→ Exercise requirements
Quote the listing in full, exactly as given, minus any pictures.

→ Exercise inputs

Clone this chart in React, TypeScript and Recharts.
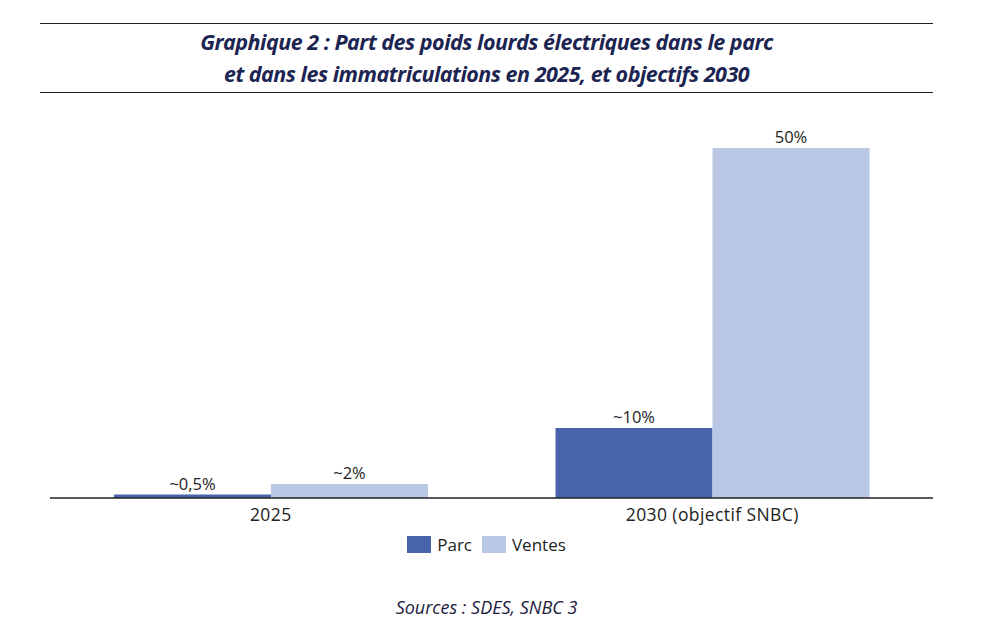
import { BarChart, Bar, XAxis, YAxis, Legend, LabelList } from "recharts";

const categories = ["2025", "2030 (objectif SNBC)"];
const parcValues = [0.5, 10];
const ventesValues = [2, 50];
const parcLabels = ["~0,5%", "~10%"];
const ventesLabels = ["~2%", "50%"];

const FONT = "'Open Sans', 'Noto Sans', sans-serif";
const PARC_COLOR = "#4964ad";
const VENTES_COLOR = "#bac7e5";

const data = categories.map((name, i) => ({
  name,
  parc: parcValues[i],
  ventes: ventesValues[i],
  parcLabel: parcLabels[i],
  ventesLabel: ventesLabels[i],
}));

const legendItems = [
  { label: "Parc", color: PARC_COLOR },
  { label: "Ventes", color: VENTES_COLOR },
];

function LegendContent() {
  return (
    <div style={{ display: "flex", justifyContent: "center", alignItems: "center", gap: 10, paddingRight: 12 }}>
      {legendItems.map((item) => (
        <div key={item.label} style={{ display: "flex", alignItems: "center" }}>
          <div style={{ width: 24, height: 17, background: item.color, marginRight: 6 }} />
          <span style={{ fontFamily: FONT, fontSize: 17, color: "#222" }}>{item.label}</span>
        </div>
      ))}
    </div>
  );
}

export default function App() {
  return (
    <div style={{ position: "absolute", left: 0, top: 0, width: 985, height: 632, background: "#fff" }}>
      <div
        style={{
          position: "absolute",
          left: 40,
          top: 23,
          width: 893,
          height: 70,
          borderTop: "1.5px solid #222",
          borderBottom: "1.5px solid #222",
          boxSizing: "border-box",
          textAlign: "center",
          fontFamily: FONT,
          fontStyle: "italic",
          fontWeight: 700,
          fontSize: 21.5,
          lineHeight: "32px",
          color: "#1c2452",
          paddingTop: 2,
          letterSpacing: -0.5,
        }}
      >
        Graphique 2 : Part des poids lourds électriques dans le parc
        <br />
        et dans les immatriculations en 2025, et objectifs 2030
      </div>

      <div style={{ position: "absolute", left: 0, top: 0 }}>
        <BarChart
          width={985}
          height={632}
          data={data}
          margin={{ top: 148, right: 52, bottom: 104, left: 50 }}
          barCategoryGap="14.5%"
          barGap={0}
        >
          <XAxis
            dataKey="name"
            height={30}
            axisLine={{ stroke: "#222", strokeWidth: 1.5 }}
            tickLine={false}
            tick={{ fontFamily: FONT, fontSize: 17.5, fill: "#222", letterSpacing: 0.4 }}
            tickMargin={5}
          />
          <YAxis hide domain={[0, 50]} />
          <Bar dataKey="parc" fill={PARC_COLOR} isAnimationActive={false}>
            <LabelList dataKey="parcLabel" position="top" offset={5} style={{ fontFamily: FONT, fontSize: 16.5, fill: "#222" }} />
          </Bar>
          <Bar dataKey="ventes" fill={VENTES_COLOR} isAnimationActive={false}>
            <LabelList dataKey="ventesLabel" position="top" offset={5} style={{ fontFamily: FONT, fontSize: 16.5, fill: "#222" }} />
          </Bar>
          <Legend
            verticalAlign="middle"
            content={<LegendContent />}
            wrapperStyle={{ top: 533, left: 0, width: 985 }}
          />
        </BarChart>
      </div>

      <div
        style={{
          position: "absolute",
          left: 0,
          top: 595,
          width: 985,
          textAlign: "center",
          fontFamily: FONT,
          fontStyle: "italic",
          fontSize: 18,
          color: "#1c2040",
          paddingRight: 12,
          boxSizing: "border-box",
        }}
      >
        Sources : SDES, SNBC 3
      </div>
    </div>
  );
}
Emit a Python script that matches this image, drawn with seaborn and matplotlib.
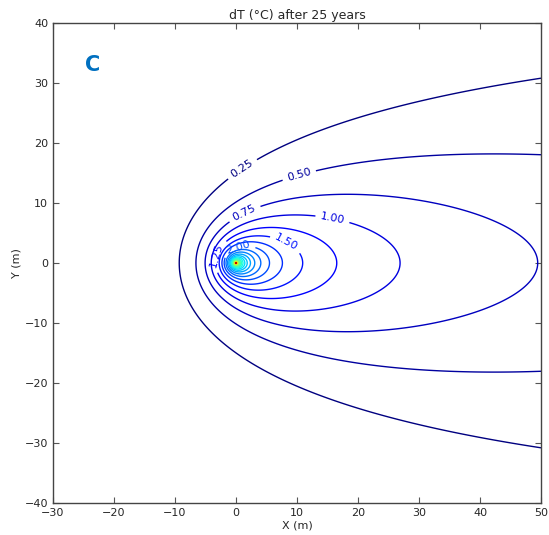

→ Reply to the exercise
Clone this chart in React, TypeScript and Recharts.
import { BarChart, Bar, XAxis, YAxis, Legend, LabelList } from "recharts";

const categories = ["2025", "2030 (objectif SNBC)"];
const parcValues = [0.5, 10];
const ventesValues = [2, 50];
const parcLabels = ["~0,5%", "~10%"];
const ventesLabels = ["~2%", "50%"];

const FONT = "'Open Sans', 'Noto Sans', sans-serif";
const PARC_COLOR = "#4964ad";
const VENTES_COLOR = "#bac7e5";

const data = categories.map((name, i) => ({
  name,
  parc: parcValues[i],
  ventes: ventesValues[i],
  parcLabel: parcLabels[i],
  ventesLabel: ventesLabels[i],
}));

const legendItems = [
  { label: "Parc", color: PARC_COLOR },
  { label: "Ventes", color: VENTES_COLOR },
];

function LegendContent() {
  return (
    <div style={{ display: "flex", justifyContent: "center", alignItems: "center", gap: 10, paddingRight: 12 }}>
      {legendItems.map((item) => (
        <div key={item.label} style={{ display: "flex", alignItems: "center" }}>
          <div style={{ width: 24, height: 17, background: item.color, marginRight: 6 }} />
          <span style={{ fontFamily: FONT, fontSize: 17, color: "#222" }}>{item.label}</span>
        </div>
      ))}
    </div>
  );
}

export default function App() {
  return (
    <div style={{ position: "absolute", left: 0, top: 0, width: 985, height: 632, background: "#fff" }}>
      <div
        style={{
          position: "absolute",
          left: 40,
          top: 23,
          width: 893,
          height: 70,
          borderTop: "1.5px solid #222",
          borderBottom: "1.5px solid #222",
          boxSizing: "border-box",
          textAlign: "center",
          fontFamily: FONT,
          fontStyle: "italic",
          fontWeight: 700,
          fontSize: 21.5,
          lineHeight: "32px",
          color: "#1c2452",
          paddingTop: 2,
          letterSpacing: -0.5,
        }}
      >
        Graphique 2 : Part des poids lourds électriques dans le parc
        <br />
        et dans les immatriculations en 2025, et objectifs 2030
      </div>

      <div style={{ position: "absolute", left: 0, top: 0 }}>
        <BarChart
          width={985}
          height={632}
          data={data}
          margin={{ top: 148, right: 52, bottom: 104, left: 50 }}
          barCategoryGap="14.5%"
          barGap={0}
        >
          <XAxis
            dataKey="name"
            height={30}
            axisLine={{ stroke: "#222", strokeWidth: 1.5 }}
            tickLine={false}
            tick={{ fontFamily: FONT, fontSize: 17.5, fill: "#222", letterSpacing: 0.4 }}
            tickMargin={5}
          />
          <YAxis hide domain={[0, 50]} />
          <Bar dataKey="parc" fill={PARC_COLOR} isAnimationActive={false}>
            <LabelList dataKey="parcLabel" position="top" offset={5} style={{ fontFamily: FONT, fontSize: 16.5, fill: "#222" }} />
          </Bar>
          <Bar dataKey="ventes" fill={VENTES_COLOR} isAnimationActive={false}>
            <LabelList dataKey="ventesLabel" position="top" offset={5} style={{ fontFamily: FONT, fontSize: 16.5, fill: "#222" }} />
          </Bar>
          <Legend
            verticalAlign="middle"
            content={<LegendContent />}
            wrapperStyle={{ top: 533, left: 0, width: 985 }}
          />
        </BarChart>
      </div>

      <div
        style={{
          position: "absolute",
          left: 0,
          top: 595,
          width: 985,
          textAlign: "center",
          fontFamily: FONT,
          fontStyle: "italic",
          fontSize: 18,
          color: "#1c2040",
          paddingRight: 12,
          boxSizing: "border-box",
        }}
      >
        Sources : SDES, SNBC 3
      </div>
    </div>
  );
}
Emit a Python script that matches this image, drawn with seaborn and matplotlib.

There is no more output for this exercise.